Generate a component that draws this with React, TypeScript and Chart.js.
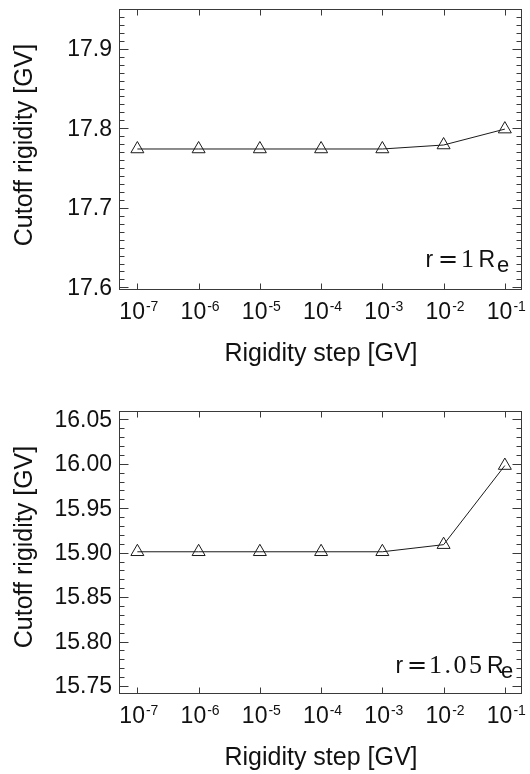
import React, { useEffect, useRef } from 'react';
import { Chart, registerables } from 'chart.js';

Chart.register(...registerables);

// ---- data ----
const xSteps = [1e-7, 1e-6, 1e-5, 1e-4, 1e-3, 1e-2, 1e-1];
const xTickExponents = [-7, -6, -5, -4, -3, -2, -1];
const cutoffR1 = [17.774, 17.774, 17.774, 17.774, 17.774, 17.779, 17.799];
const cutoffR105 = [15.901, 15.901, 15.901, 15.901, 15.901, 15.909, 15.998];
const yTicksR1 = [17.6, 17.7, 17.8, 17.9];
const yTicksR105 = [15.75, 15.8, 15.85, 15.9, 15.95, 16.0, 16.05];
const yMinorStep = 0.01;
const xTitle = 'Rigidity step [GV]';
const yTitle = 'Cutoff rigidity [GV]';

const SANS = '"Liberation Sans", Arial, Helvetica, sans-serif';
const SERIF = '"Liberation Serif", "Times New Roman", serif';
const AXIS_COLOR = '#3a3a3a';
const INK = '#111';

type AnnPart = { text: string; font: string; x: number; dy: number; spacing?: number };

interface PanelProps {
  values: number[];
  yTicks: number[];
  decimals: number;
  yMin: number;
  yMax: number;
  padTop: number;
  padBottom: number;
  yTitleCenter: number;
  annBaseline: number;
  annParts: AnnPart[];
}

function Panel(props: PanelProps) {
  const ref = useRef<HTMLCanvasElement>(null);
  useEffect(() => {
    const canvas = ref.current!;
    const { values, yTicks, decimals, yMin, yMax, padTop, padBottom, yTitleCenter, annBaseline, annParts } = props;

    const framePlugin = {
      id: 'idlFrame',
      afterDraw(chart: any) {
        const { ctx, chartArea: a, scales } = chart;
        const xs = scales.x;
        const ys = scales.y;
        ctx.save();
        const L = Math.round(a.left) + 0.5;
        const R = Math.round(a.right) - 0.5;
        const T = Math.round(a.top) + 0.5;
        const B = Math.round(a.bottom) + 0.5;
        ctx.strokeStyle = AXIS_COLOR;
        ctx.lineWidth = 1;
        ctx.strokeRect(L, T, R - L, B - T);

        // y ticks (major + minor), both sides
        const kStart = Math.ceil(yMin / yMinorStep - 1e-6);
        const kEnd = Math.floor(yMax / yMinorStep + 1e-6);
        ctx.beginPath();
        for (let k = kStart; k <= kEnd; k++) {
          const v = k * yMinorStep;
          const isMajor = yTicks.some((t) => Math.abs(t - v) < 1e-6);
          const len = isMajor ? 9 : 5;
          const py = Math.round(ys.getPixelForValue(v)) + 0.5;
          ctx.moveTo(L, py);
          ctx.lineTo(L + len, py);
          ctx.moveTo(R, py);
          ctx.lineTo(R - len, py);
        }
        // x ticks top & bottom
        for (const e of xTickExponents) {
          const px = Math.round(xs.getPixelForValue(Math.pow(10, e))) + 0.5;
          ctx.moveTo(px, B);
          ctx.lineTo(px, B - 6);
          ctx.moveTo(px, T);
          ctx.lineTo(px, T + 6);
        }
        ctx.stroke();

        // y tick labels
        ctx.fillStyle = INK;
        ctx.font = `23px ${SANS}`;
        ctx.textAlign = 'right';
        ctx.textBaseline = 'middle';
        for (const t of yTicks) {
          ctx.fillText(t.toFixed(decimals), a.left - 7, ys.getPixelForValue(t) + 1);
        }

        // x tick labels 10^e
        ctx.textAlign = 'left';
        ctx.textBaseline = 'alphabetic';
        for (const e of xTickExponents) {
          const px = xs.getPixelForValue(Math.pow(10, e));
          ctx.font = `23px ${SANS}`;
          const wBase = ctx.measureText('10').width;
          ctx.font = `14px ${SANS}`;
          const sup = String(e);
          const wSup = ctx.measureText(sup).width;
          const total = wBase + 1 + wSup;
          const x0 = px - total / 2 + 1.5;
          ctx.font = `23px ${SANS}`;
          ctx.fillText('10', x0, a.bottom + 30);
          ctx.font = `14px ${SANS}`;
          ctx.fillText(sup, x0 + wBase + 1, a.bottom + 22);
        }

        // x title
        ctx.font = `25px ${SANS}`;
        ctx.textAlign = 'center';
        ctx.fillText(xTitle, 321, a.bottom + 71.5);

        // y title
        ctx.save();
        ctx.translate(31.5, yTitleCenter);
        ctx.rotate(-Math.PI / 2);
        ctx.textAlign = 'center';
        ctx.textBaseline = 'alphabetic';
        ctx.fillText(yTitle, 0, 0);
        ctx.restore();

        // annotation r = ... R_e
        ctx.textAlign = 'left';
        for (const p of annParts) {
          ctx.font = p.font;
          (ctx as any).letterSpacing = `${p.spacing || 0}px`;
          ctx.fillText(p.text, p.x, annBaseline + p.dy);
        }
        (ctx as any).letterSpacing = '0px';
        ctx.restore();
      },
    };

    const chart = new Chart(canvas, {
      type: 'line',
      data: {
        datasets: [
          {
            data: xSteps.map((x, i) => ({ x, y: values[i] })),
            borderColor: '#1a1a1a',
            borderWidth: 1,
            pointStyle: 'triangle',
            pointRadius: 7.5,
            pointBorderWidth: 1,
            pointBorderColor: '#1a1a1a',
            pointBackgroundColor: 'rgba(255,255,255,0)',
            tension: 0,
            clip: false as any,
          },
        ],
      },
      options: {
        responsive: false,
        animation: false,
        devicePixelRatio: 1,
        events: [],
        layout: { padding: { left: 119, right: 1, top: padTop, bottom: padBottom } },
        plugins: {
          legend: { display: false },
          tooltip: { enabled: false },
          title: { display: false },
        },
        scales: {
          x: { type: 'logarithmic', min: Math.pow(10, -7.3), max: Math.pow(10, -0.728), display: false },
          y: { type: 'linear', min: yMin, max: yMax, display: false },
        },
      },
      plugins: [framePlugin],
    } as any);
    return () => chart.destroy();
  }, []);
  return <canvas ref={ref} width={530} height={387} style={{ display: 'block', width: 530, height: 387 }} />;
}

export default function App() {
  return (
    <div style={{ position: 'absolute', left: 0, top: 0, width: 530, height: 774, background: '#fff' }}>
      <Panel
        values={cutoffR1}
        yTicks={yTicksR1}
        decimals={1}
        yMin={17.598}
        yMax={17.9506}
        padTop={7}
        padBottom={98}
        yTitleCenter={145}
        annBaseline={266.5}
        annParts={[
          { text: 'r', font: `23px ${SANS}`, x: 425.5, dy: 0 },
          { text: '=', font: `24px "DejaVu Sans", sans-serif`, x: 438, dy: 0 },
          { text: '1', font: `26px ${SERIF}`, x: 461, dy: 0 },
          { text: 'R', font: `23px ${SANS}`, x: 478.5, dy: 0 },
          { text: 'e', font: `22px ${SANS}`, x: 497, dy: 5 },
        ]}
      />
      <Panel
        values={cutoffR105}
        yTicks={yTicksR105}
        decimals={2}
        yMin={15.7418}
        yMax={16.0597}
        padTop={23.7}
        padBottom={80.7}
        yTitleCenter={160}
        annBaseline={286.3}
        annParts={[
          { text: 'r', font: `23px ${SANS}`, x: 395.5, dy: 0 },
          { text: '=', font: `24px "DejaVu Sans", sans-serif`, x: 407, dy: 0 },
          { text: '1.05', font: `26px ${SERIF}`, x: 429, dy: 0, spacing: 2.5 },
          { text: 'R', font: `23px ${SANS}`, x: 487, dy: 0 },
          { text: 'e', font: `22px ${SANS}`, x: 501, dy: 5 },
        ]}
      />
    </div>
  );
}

********************

- To be done -
Produce an exact copy of each line of data, skipping embedded images.

- Result -
Generate a component that draws this with React, TypeScript and Chart.js.
import React, { useEffect, useRef } from 'react';
import { Chart, registerables } from 'chart.js';

Chart.register(...registerables);

// ---- data ----
const xSteps = [1e-7, 1e-6, 1e-5, 1e-4, 1e-3, 1e-2, 1e-1];
const xTickExponents = [-7, -6, -5, -4, -3, -2, -1];
const cutoffR1 = [17.774, 17.774, 17.774, 17.774, 17.774, 17.779, 17.799];
const cutoffR105 = [15.901, 15.901, 15.901, 15.901, 15.901, 15.909, 15.998];
const yTicksR1 = [17.6, 17.7, 17.8, 17.9];
const yTicksR105 = [15.75, 15.8, 15.85, 15.9, 15.95, 16.0, 16.05];
const yMinorStep = 0.01;
const xTitle = 'Rigidity step [GV]';
const yTitle = 'Cutoff rigidity [GV]';

const SANS = '"Liberation Sans", Arial, Helvetica, sans-serif';
const SERIF = '"Liberation Serif", "Times New Roman", serif';
const AXIS_COLOR = '#3a3a3a';
const INK = '#111';

type AnnPart = { text: string; font: string; x: number; dy: number; spacing?: number };

interface PanelProps {
  values: number[];
  yTicks: number[];
  decimals: number;
  yMin: number;
  yMax: number;
  padTop: number;
  padBottom: number;
  yTitleCenter: number;
  annBaseline: number;
  annParts: AnnPart[];
}

function Panel(props: PanelProps) {
  const ref = useRef<HTMLCanvasElement>(null);
  useEffect(() => {
    const canvas = ref.current!;
    const { values, yTicks, decimals, yMin, yMax, padTop, padBottom, yTitleCenter, annBaseline, annParts } = props;

    const framePlugin = {
      id: 'idlFrame',
      afterDraw(chart: any) {
        const { ctx, chartArea: a, scales } = chart;
        const xs = scales.x;
        const ys = scales.y;
        ctx.save();
        const L = Math.round(a.left) + 0.5;
        const R = Math.round(a.right) - 0.5;
        const T = Math.round(a.top) + 0.5;
        const B = Math.round(a.bottom) + 0.5;
        ctx.strokeStyle = AXIS_COLOR;
        ctx.lineWidth = 1;
        ctx.strokeRect(L, T, R - L, B - T);

        // y ticks (major + minor), both sides
        const kStart = Math.ceil(yMin / yMinorStep - 1e-6);
        const kEnd = Math.floor(yMax / yMinorStep + 1e-6);
        ctx.beginPath();
        for (let k = kStart; k <= kEnd; k++) {
          const v = k * yMinorStep;
          const isMajor = yTicks.some((t) => Math.abs(t - v) < 1e-6);
          const len = isMajor ? 9 : 5;
          const py = Math.round(ys.getPixelForValue(v)) + 0.5;
          ctx.moveTo(L, py);
          ctx.lineTo(L + len, py);
          ctx.moveTo(R, py);
          ctx.lineTo(R - len, py);
        }
        // x ticks top & bottom
        for (const e of xTickExponents) {
          const px = Math.round(xs.getPixelForValue(Math.pow(10, e))) + 0.5;
          ctx.moveTo(px, B);
          ctx.lineTo(px, B - 6);
          ctx.moveTo(px, T);
          ctx.lineTo(px, T + 6);
        }
        ctx.stroke();

        // y tick labels
        ctx.fillStyle = INK;
        ctx.font = `23px ${SANS}`;
        ctx.textAlign = 'right';
        ctx.textBaseline = 'middle';
        for (const t of yTicks) {
          ctx.fillText(t.toFixed(decimals), a.left - 7, ys.getPixelForValue(t) + 1);
        }

        // x tick labels 10^e
        ctx.textAlign = 'left';
        ctx.textBaseline = 'alphabetic';
        for (const e of xTickExponents) {
          const px = xs.getPixelForValue(Math.pow(10, e));
          ctx.font = `23px ${SANS}`;
          const wBase = ctx.measureText('10').width;
          ctx.font = `14px ${SANS}`;
          const sup = String(e);
          const wSup = ctx.measureText(sup).width;
          const total = wBase + 1 + wSup;
          const x0 = px - total / 2 + 1.5;
          ctx.font = `23px ${SANS}`;
          ctx.fillText('10', x0, a.bottom + 30);
          ctx.font = `14px ${SANS}`;
          ctx.fillText(sup, x0 + wBase + 1, a.bottom + 22);
        }

        // x title
        ctx.font = `25px ${SANS}`;
        ctx.textAlign = 'center';
        ctx.fillText(xTitle, 321, a.bottom + 71.5);

        // y title
        ctx.save();
        ctx.translate(31.5, yTitleCenter);
        ctx.rotate(-Math.PI / 2);
        ctx.textAlign = 'center';
        ctx.textBaseline = 'alphabetic';
        ctx.fillText(yTitle, 0, 0);
        ctx.restore();

        // annotation r = ... R_e
        ctx.textAlign = 'left';
        for (const p of annParts) {
          ctx.font = p.font;
          (ctx as any).letterSpacing = `${p.spacing || 0}px`;
          ctx.fillText(p.text, p.x, annBaseline + p.dy);
        }
        (ctx as any).letterSpacing = '0px';
        ctx.restore();
      },
    };

    const chart = new Chart(canvas, {
      type: 'line',
      data: {
        datasets: [
          {
            data: xSteps.map((x, i) => ({ x, y: values[i] })),
            borderColor: '#1a1a1a',
            borderWidth: 1,
            pointStyle: 'triangle',
            pointRadius: 7.5,
            pointBorderWidth: 1,
            pointBorderColor: '#1a1a1a',
            pointBackgroundColor: 'rgba(255,255,255,0)',
            tension: 0,
            clip: false as any,
          },
        ],
      },
      options: {
        responsive: false,
        animation: false,
        devicePixelRatio: 1,
        events: [],
        layout: { padding: { left: 119, right: 1, top: padTop, bottom: padBottom } },
        plugins: {
          legend: { display: false },
          tooltip: { enabled: false },
          title: { display: false },
        },
        scales: {
          x: { type: 'logarithmic', min: Math.pow(10, -7.3), max: Math.pow(10, -0.728), display: false },
          y: { type: 'linear', min: yMin, max: yMax, display: false },
        },
      },
      plugins: [framePlugin],
    } as any);
    return () => chart.destroy();
  }, []);
  return <canvas ref={ref} width={530} height={387} style={{ display: 'block', width: 530, height: 387 }} />;
}

export default function App() {
  return (
    <div style={{ position: 'absolute', left: 0, top: 0, width: 530, height: 774, background: '#fff' }}>
      <Panel
        values={cutoffR1}
        yTicks={yTicksR1}
        decimals={1}
        yMin={17.598}
        yMax={17.9506}
        padTop={7}
        padBottom={98}
        yTitleCenter={145}
        annBaseline={266.5}
        annParts={[
          { text: 'r', font: `23px ${SANS}`, x: 425.5, dy: 0 },
          { text: '=', font: `24px "DejaVu Sans", sans-serif`, x: 438, dy: 0 },
          { text: '1', font: `26px ${SERIF}`, x: 461, dy: 0 },
          { text: 'R', font: `23px ${SANS}`, x: 478.5, dy: 0 },
          { text: 'e', font: `22px ${SANS}`, x: 497, dy: 5 },
        ]}
      />
      <Panel
        values={cutoffR105}
        yTicks={yTicksR105}
        decimals={2}
        yMin={15.7418}
        yMax={16.0597}
        padTop={23.7}
        padBottom={80.7}
        yTitleCenter={160}
        annBaseline={286.3}
        annParts={[
          { text: 'r', font: `23px ${SANS}`, x: 395.5, dy: 0 },
          { text: '=', font: `24px "DejaVu Sans", sans-serif`, x: 407, dy: 0 },
          { text: '1.05', font: `26px ${SERIF}`, x: 429, dy: 0, spacing: 2.5 },
          { text: 'R', font: `23px ${SANS}`, x: 487, dy: 0 },
          { text: 'e', font: `22px ${SANS}`, x: 501, dy: 5 },
        ]}
      />
    </div>
  );
}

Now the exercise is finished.